Requirements –
Transcribe the lines below verbatim, skipping the images.

>>>

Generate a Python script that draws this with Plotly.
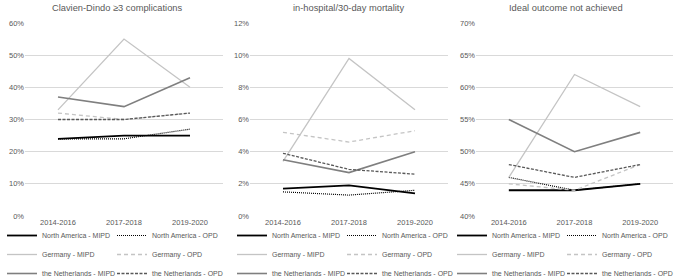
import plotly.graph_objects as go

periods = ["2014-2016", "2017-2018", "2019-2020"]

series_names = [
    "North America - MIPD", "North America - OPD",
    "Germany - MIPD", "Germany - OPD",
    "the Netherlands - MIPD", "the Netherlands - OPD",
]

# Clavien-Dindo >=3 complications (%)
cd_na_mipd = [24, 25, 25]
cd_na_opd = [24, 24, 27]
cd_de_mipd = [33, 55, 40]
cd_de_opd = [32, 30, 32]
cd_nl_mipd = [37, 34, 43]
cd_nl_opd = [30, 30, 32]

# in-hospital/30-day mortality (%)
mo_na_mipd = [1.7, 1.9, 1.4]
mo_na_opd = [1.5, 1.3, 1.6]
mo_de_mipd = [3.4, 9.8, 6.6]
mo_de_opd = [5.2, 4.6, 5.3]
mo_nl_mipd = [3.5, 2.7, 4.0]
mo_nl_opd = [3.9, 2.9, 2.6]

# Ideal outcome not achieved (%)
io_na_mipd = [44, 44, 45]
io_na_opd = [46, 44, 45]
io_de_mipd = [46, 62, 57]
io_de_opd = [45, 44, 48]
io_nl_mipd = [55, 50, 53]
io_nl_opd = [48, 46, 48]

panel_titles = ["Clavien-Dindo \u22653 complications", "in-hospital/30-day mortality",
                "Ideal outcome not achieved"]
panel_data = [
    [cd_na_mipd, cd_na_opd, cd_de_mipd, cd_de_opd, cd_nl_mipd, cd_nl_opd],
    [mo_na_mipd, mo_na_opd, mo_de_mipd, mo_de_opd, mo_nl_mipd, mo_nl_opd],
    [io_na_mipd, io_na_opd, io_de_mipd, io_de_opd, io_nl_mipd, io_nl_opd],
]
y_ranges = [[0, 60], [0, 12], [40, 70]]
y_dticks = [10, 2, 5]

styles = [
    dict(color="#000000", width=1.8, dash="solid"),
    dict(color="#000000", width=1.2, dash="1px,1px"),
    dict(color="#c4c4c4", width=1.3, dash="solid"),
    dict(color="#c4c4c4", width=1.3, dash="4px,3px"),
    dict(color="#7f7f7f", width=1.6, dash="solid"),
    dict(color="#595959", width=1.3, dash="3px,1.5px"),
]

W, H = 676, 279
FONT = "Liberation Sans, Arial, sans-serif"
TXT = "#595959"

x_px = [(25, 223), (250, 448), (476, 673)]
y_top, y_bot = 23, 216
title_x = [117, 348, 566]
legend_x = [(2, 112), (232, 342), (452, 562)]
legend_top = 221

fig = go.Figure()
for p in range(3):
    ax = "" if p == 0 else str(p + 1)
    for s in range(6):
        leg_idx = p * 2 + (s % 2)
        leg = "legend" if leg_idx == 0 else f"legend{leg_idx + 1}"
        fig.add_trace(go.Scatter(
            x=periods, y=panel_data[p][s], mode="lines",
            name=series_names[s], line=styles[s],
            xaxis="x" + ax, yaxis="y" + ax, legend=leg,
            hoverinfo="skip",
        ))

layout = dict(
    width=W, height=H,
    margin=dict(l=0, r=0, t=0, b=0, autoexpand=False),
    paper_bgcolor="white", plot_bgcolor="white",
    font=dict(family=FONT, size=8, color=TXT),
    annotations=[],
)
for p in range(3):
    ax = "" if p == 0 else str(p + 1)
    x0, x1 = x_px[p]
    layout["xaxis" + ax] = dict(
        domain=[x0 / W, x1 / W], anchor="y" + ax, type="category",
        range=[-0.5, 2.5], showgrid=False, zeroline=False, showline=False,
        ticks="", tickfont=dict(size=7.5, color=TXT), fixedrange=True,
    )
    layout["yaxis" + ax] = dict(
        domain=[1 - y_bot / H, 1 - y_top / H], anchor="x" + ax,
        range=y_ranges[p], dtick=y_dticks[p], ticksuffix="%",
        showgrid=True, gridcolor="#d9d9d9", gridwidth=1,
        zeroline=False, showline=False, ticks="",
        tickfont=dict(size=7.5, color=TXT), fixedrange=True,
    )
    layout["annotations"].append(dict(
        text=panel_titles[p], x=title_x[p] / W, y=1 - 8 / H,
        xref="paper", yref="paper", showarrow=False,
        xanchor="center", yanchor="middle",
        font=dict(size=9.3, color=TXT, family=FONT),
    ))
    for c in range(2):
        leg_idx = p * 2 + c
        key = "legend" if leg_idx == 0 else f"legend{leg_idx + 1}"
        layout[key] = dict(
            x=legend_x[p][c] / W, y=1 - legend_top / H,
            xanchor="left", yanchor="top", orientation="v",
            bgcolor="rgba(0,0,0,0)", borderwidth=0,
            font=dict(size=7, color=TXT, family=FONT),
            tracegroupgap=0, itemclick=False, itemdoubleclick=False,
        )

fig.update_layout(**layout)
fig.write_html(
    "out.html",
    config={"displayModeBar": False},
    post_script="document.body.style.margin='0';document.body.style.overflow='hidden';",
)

<<<

Correct answer –
Generate a Python script that draws this with Plotly.
import plotly.graph_objects as go

periods = ["2014-2016", "2017-2018", "2019-2020"]

series_names = [
    "North America - MIPD", "North America - OPD",
    "Germany - MIPD", "Germany - OPD",
    "the Netherlands - MIPD", "the Netherlands - OPD",
]

# Clavien-Dindo >=3 complications (%)
cd_na_mipd = [24, 25, 25]
cd_na_opd = [24, 24, 27]
cd_de_mipd = [33, 55, 40]
cd_de_opd = [32, 30, 32]
cd_nl_mipd = [37, 34, 43]
cd_nl_opd = [30, 30, 32]

# in-hospital/30-day mortality (%)
mo_na_mipd = [1.7, 1.9, 1.4]
mo_na_opd = [1.5, 1.3, 1.6]
mo_de_mipd = [3.4, 9.8, 6.6]
mo_de_opd = [5.2, 4.6, 5.3]
mo_nl_mipd = [3.5, 2.7, 4.0]
mo_nl_opd = [3.9, 2.9, 2.6]

# Ideal outcome not achieved (%)
io_na_mipd = [44, 44, 45]
io_na_opd = [46, 44, 45]
io_de_mipd = [46, 62, 57]
io_de_opd = [45, 44, 48]
io_nl_mipd = [55, 50, 53]
io_nl_opd = [48, 46, 48]

panel_titles = ["Clavien-Dindo \u22653 complications", "in-hospital/30-day mortality",
                "Ideal outcome not achieved"]
panel_data = [
    [cd_na_mipd, cd_na_opd, cd_de_mipd, cd_de_opd, cd_nl_mipd, cd_nl_opd],
    [mo_na_mipd, mo_na_opd, mo_de_mipd, mo_de_opd, mo_nl_mipd, mo_nl_opd],
    [io_na_mipd, io_na_opd, io_de_mipd, io_de_opd, io_nl_mipd, io_nl_opd],
]
y_ranges = [[0, 60], [0, 12], [40, 70]]
y_dticks = [10, 2, 5]

styles = [
    dict(color="#000000", width=1.8, dash="solid"),
    dict(color="#000000", width=1.2, dash="1px,1px"),
    dict(color="#c4c4c4", width=1.3, dash="solid"),
    dict(color="#c4c4c4", width=1.3, dash="4px,3px"),
    dict(color="#7f7f7f", width=1.6, dash="solid"),
    dict(color="#595959", width=1.3, dash="3px,1.5px"),
]

W, H = 676, 279
FONT = "Liberation Sans, Arial, sans-serif"
TXT = "#595959"

x_px = [(25, 223), (250, 448), (476, 673)]
y_top, y_bot = 23, 216
title_x = [117, 348, 566]
legend_x = [(2, 112), (232, 342), (452, 562)]
legend_top = 221

fig = go.Figure()
for p in range(3):
    ax = "" if p == 0 else str(p + 1)
    for s in range(6):
        leg_idx = p * 2 + (s % 2)
        leg = "legend" if leg_idx == 0 else f"legend{leg_idx + 1}"
        fig.add_trace(go.Scatter(
            x=periods, y=panel_data[p][s], mode="lines",
            name=series_names[s], line=styles[s],
            xaxis="x" + ax, yaxis="y" + ax, legend=leg,
            hoverinfo="skip",
        ))

layout = dict(
    width=W, height=H,
    margin=dict(l=0, r=0, t=0, b=0, autoexpand=False),
    paper_bgcolor="white", plot_bgcolor="white",
    font=dict(family=FONT, size=8, color=TXT),
    annotations=[],
)
for p in range(3):
    ax = "" if p == 0 else str(p + 1)
    x0, x1 = x_px[p]
    layout["xaxis" + ax] = dict(
        domain=[x0 / W, x1 / W], anchor="y" + ax, type="category",
        range=[-0.5, 2.5], showgrid=False, zeroline=False, showline=False,
        ticks="", tickfont=dict(size=7.5, color=TXT), fixedrange=True,
    )
    layout["yaxis" + ax] = dict(
        domain=[1 - y_bot / H, 1 - y_top / H], anchor="x" + ax,
        range=y_ranges[p], dtick=y_dticks[p], ticksuffix="%",
        showgrid=True, gridcolor="#d9d9d9", gridwidth=1,
        zeroline=False, showline=False, ticks="",
        tickfont=dict(size=7.5, color=TXT), fixedrange=True,
    )
    layout["annotations"].append(dict(
        text=panel_titles[p], x=title_x[p] / W, y=1 - 8 / H,
        xref="paper", yref="paper", showarrow=False,
        xanchor="center", yanchor="middle",
        font=dict(size=9.3, color=TXT, family=FONT),
    ))
    for c in range(2):
        leg_idx = p * 2 + c
        key = "legend" if leg_idx == 0 else f"legend{leg_idx + 1}"
        layout[key] = dict(
            x=legend_x[p][c] / W, y=1 - legend_top / H,
            xanchor="left", yanchor="top", orientation="v",
            bgcolor="rgba(0,0,0,0)", borderwidth=0,
            font=dict(size=7, color=TXT, family=FONT),
            tracegroupgap=0, itemclick=False, itemdoubleclick=False,
        )

fig.update_layout(**layout)
fig.write_html(
    "out.html",
    config={"displayModeBar": False},
    post_script="document.body.style.margin='0';document.body.style.overflow='hidden';",
)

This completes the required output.